Category: [08] Gaps & Spaces

Building a practical creative practice around a busy life.

  • String Games

    I remember watching tv when I was a kid and that old trope of tying a string around your finger was something that snagged on my consciousness. After all, how the heck does trying a string around your finger help you remember something? But a lot of tv and film characters seemed to do it, so, there must have been something to it, right?

    Much later in life I realized that the finger trick and similar memory triggers are a bit of a hack—and not necessarily tied up in string.

    For example, sometimes if I need to remember to bring something when I leave in the morning, the night before I’ll leave something else out of place: I’ll move my toothbrush or put a sock in my shoe. It’s stupidly simple, but the next morning I’ll see the out of place item and my brain will connect with the reason it out of place which is tied back to the little story I put in my head about needing to remember that thing and… boom, there it is.

    String around the finger was just that: a memory hack. Why did I tie that string around my finger again? Oh, right… I need to do that thing.

    It got me thinking about memory hacks for creative work. What’s the driving down the road and suddenly being struck with inspiration without a notebook equivalent of the string around the finger?  How can I make sure I don’t lose a great idea just because I can’t immediately write it down? 

    I think if I figure that out, I’ll have a lot more great ideas—or at least one’s that I remember when I’m not sitting ready at my computer.

  • Productivity Obsession

    I will admit that I have a bit of an obsession with the notion of tracking personal productivity.

    I have tried apps, journals, lists, calendars, logs, books, spreadsheets, databases and more.

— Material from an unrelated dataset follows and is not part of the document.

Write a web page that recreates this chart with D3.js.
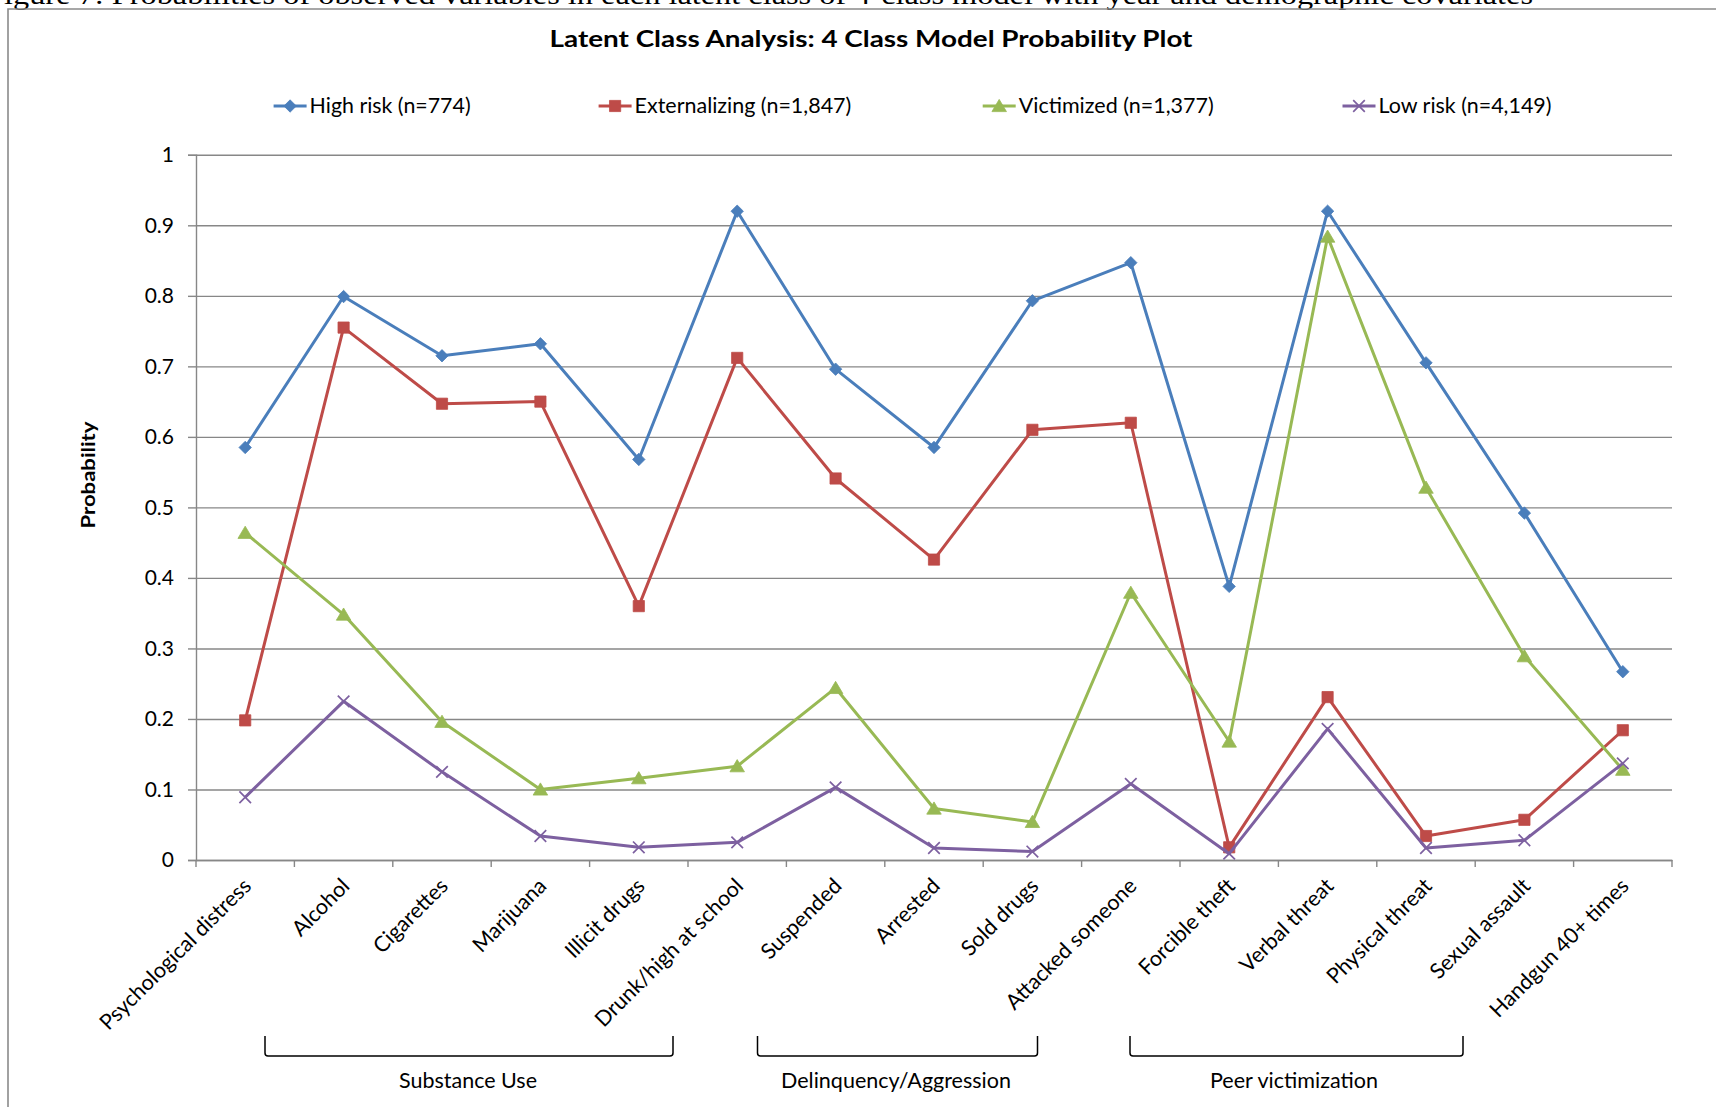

    This afternoon I vibe coded an app for my Mac that (for now) emulates the key features of the popular and once-trendy bullet journal but in a task list-meets-log sort of way. Maybe I’ll even use it… for a while.

    Does any of it actually work tho?

    I’d like to sit here and write the virtues of all these tools in leading to a more productive creative life, but at the end of the day what probably works best is just simple accountability to self. All of these little gimmicks are meant to bolster that accountability, but if one doesn’t have it to start with then no amount of filling pages, sorting lists, or checking boxes is going to change what ends up on the pages that matter at the end of the day.

  • Derailed Days

    To say it is easy for a creative person to get derailed in the span of any given day is almost not worth saying, it is so obvious. Stephen Pressfield in his wonderful little book The War of Art, a must read for any creative soul, calls this a kind of resistance.

    Resistance is the force, says Pressfield, that keeps us from doing our work as creative people.

    Today, I found my day full of resistance, derailed and amok.

    I will spare the details of the chaos in this post, but needless to say that I ran up against a lot of external resistance in the hours when I would usually be creating something worthy of the concept.

    And yet, here I am and I have opened my laptop late into the evening to fight the resistance that swelled up over this day and to finish off the waning minutes having done at least a little of something.

    It is easy to get derailed, but it is important to find one’s way back to the tracks sooner than later. Resistance is tricky like that, always tempting you to take the easy route, go to bed having accomplished nothing, when all it takes is to resist right back.

  • Morning Vibes

    The ritual of the commute may not spark other folks like it sparked me, but having become a guy who largely works from home—be that on my own projects or on contract work—I have started to understand not just the value, but the need to have a morning groove.

    (As an aside, it hasn’t helped my routine that I also gave up coffee a couple months ago—for health reasons.)

    Without ritual, without pattern, without routine I often find that my day struggles to really start. I’ll sit in a cozy chair in my pyjamas (really) and at some point look up and it will be nine-thirty, and though I’ve poked around on some files or done some pre-work, my day feels decidedly unstarted.

    On the other hand, if I plan to be out the door and sitting in a cafe by 8am with a hot drink in front of me and my laptop open to a word processor, then by nine-thirty I’ve often already written something, posted something, or at least made progress on a project of some sort.

    The difference is stark, and all that accounts for it is the routine of a morning plan.